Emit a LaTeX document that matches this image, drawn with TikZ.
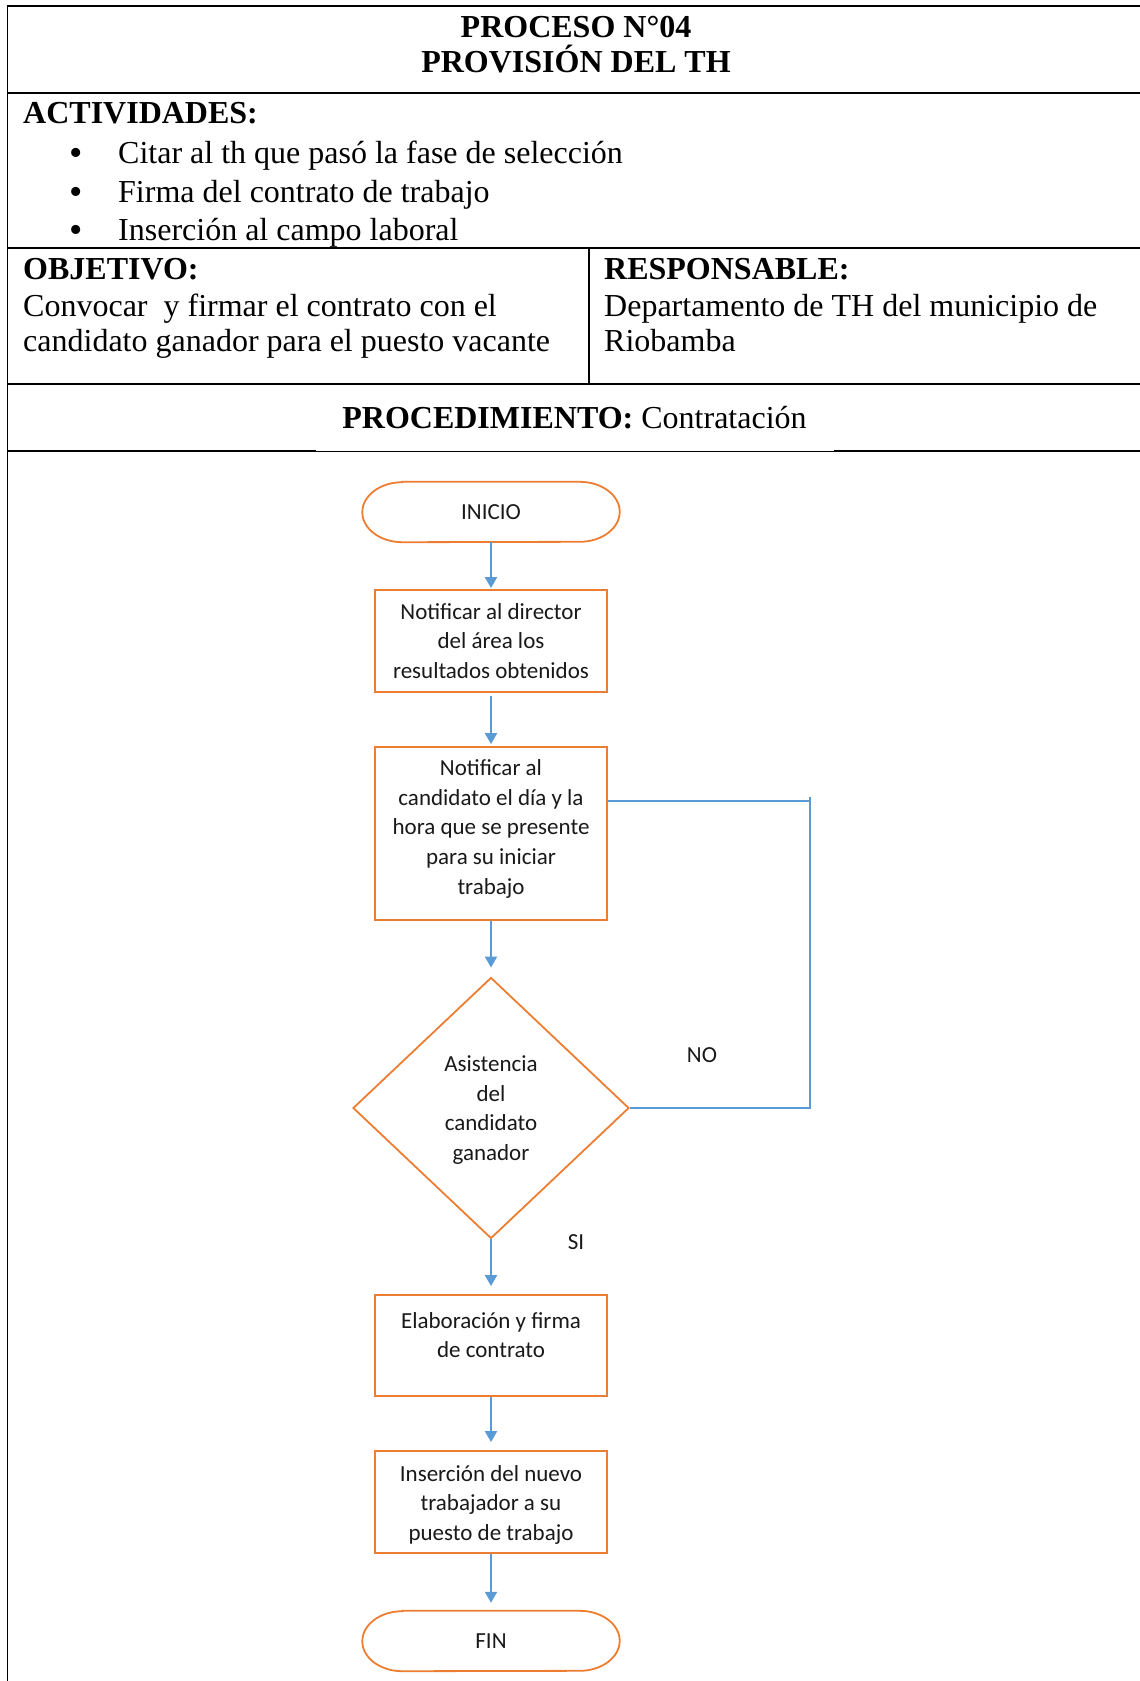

* * *

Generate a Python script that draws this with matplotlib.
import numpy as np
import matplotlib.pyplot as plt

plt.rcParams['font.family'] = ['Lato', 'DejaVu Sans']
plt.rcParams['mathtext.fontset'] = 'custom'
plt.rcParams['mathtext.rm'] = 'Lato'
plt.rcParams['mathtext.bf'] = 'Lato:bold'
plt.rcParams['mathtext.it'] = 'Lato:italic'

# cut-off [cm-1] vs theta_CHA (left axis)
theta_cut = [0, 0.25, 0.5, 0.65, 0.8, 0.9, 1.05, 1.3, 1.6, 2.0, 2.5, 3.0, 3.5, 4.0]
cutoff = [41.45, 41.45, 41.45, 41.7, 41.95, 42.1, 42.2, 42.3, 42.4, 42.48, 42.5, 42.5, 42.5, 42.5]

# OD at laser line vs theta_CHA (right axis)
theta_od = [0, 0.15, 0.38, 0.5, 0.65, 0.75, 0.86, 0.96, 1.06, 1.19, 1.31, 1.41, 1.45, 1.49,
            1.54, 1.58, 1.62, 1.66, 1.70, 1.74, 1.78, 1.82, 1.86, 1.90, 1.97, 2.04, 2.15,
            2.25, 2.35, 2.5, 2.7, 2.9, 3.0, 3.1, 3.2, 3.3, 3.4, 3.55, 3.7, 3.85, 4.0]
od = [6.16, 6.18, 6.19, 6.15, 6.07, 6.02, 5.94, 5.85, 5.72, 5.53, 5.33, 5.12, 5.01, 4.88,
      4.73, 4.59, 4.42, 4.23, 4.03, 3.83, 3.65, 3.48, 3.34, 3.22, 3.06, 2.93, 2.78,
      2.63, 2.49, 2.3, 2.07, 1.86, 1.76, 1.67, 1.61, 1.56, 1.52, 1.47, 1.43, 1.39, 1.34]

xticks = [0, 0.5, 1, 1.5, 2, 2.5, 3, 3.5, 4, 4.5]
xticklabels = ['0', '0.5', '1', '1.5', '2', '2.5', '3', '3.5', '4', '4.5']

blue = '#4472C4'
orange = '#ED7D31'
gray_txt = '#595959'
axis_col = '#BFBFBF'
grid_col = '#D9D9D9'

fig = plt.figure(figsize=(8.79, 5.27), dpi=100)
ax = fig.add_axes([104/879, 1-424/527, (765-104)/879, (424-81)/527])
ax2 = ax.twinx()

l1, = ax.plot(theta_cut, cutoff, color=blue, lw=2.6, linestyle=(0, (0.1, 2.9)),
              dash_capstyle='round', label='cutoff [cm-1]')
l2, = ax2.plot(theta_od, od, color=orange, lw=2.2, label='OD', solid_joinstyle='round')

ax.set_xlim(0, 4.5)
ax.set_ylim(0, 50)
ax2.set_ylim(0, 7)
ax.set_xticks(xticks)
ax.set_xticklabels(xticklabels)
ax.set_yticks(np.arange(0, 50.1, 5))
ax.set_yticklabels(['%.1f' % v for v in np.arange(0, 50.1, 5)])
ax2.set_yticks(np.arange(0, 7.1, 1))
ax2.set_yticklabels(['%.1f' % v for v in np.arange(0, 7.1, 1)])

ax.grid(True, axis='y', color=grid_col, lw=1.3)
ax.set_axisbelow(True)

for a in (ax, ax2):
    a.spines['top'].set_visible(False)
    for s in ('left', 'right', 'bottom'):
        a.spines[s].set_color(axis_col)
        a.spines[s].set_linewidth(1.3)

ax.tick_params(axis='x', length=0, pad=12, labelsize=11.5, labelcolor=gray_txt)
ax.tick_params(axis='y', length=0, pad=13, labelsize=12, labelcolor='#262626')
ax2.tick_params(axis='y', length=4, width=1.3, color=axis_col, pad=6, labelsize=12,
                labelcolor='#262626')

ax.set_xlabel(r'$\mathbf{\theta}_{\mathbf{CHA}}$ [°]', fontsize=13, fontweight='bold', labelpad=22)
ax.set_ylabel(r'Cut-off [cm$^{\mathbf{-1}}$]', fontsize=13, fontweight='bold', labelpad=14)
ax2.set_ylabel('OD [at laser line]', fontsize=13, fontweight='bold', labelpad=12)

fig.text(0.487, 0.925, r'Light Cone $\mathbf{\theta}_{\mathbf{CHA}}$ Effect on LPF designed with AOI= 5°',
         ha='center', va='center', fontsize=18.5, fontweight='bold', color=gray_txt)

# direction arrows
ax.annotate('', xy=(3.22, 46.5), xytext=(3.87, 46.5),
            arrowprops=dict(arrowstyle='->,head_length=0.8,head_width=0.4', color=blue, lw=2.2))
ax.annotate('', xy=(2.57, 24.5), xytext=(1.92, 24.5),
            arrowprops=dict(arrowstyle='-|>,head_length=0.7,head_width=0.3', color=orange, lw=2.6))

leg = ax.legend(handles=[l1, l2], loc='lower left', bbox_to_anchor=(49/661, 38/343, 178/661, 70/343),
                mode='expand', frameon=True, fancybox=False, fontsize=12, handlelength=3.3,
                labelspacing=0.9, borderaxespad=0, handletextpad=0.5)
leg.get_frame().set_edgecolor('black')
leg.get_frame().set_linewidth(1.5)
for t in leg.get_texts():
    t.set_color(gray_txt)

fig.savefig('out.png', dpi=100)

* **DIRECTIONS**
Output only the lines from the one containing "Generate a Python" through the one containing "42.5, 42.5, 42.5]", inclusive, exactly as written.

* **CORRECT ANSWER**
Generate a Python script that draws this with matplotlib.
import numpy as np
import matplotlib.pyplot as plt

plt.rcParams['font.family'] = ['Lato', 'DejaVu Sans']
plt.rcParams['mathtext.fontset'] = 'custom'
plt.rcParams['mathtext.rm'] = 'Lato'
plt.rcParams['mathtext.bf'] = 'Lato:bold'
plt.rcParams['mathtext.it'] = 'Lato:italic'

# cut-off [cm-1] vs theta_CHA (left axis)
theta_cut = [0, 0.25, 0.5, 0.65, 0.8, 0.9, 1.05, 1.3, 1.6, 2.0, 2.5, 3.0, 3.5, 4.0]
cutoff = [41.45, 41.45, 41.45, 41.7, 41.95, 42.1, 42.2, 42.3, 42.4, 42.48, 42.5, 42.5, 42.5, 42.5]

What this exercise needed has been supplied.